Pattern 1: Single Query with IN Clause for Moderate Species Lists
[cog_analysis] For 10-100 species, a single query with IN clause outperforms sequential queries:
# Get target species
species_list = ['s__Species1--RS_GCF_123', 's__Species2--RS_GCF_456', ...] # 32 species
# Create IN clause
species_in_clause = "', '".join(species_list)
# Single query for all species
query = f"""
SELECT
gc.gtdb_species_clade_id,
gc.is_core,
ann.COG_category,
COUNT(*) as gene_count
FROM kbase_ke_pangenome.gene_cluster gc
JOIN kbase_ke_pangenome.gene_genecluster_junction j
ON gc.gene_cluster_id = j.gene_cluster_id
JOIN kbase_ke_pangenome.eggnog_mapper_annotations ann
ON j.gene_id = ann.query_name
WHERE gc.gtdb_species_clade_id IN ('{species_in_clause}')
AND ann.COG_category IS NOT NULL
GROUP BY gc.gtdb_species_clade_id, gc.is_core, ann.COG_category
"""
result_df = spark.sql(query) # Keep as Spark DataFrame; call .toPandas() only for final plotting
Performance: For 32 species analyzing COG distributions:
- Sequential queries (96 queries × 3 gene classes): ~30 minutes
- Single IN clause query: ~6 minutes (5x speedup)
Key insight: Let Spark handle parallelization internally rather than doing sequential queries.

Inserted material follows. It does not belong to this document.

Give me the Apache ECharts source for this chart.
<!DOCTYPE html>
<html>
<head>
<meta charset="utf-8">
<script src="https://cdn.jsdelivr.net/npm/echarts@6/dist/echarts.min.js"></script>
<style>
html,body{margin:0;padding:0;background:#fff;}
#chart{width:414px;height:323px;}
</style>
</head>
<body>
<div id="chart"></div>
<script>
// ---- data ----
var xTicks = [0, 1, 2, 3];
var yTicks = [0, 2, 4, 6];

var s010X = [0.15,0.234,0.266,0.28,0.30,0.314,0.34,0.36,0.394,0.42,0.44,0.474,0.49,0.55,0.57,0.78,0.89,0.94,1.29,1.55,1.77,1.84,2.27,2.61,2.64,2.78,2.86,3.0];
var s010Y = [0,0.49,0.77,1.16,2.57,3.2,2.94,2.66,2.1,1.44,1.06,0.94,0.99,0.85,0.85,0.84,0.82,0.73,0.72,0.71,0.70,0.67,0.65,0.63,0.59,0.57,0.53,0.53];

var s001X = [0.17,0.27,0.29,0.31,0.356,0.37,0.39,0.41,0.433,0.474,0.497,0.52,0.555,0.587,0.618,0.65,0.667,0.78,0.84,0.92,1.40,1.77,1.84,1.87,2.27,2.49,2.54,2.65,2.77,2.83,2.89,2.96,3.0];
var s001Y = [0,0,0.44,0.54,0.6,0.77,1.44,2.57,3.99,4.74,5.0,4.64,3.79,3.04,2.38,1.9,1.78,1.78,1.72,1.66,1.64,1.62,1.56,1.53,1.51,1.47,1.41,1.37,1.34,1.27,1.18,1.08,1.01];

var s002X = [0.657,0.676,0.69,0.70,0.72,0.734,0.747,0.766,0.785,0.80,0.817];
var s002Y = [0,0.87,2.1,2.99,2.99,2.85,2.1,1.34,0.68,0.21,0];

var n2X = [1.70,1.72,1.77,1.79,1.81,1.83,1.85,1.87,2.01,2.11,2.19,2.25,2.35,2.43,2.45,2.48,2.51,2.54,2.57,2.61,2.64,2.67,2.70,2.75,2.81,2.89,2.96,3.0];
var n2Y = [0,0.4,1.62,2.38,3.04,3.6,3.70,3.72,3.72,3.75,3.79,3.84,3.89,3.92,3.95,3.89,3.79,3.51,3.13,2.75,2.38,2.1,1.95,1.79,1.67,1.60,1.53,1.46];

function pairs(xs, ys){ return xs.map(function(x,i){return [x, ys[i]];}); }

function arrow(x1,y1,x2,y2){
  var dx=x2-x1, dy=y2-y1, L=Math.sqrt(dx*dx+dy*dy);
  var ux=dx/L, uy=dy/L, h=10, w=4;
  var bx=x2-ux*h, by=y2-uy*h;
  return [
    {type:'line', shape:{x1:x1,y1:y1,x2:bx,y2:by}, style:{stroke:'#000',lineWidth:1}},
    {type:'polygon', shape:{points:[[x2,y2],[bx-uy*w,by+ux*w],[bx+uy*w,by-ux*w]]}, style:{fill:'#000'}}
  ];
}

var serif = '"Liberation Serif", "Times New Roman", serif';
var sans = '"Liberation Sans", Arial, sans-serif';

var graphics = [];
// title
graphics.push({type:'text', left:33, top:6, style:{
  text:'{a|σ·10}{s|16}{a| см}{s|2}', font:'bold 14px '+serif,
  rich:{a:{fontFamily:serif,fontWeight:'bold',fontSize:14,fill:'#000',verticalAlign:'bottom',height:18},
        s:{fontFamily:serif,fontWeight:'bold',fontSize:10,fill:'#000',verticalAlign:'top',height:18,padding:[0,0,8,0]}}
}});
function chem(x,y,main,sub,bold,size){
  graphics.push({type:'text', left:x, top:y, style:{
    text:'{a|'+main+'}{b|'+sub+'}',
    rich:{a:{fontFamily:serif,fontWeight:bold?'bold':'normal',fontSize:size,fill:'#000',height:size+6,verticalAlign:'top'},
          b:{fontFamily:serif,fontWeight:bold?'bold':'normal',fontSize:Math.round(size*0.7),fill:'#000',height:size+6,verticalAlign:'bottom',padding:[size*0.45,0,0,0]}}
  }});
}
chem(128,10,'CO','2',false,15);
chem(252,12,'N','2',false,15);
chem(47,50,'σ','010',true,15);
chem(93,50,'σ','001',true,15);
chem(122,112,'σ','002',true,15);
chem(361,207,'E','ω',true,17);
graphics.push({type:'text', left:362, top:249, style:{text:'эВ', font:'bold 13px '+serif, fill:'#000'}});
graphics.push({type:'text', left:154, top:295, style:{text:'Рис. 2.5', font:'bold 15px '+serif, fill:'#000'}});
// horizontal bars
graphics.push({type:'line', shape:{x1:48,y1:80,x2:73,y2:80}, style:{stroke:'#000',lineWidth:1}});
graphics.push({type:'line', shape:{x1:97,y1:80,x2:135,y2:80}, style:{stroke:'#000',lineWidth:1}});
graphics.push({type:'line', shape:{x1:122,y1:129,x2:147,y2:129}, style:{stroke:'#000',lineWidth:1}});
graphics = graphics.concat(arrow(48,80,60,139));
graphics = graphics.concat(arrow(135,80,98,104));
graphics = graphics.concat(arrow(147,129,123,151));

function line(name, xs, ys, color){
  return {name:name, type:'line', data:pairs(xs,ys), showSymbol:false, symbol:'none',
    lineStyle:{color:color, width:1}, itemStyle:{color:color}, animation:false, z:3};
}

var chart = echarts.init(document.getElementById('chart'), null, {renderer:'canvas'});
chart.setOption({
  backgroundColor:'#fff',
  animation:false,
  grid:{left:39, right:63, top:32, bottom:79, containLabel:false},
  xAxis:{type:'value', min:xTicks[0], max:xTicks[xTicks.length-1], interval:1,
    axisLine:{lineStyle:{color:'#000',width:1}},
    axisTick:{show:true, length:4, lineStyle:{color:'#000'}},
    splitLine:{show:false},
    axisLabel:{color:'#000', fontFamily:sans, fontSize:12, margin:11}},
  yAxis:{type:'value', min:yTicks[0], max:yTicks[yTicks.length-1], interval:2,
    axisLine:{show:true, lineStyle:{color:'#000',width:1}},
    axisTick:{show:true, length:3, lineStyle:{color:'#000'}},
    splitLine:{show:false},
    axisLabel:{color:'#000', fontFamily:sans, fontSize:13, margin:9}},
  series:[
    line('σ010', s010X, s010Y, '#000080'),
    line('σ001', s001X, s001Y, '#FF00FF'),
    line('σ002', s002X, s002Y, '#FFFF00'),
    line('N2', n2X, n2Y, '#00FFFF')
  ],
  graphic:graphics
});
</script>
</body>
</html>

The overhead of 96 separate query round-trips dominates execution time, not the data transfer.
When to use:
- 10-100 species in your analysis
- Each species has moderate data volume (<1M rows per species)
- Query involves JOINs or aggregations
When NOT to use:
- >100 species (IN clause becomes unwieldy)
- Species with >10K genomes each (use per-species iteration instead)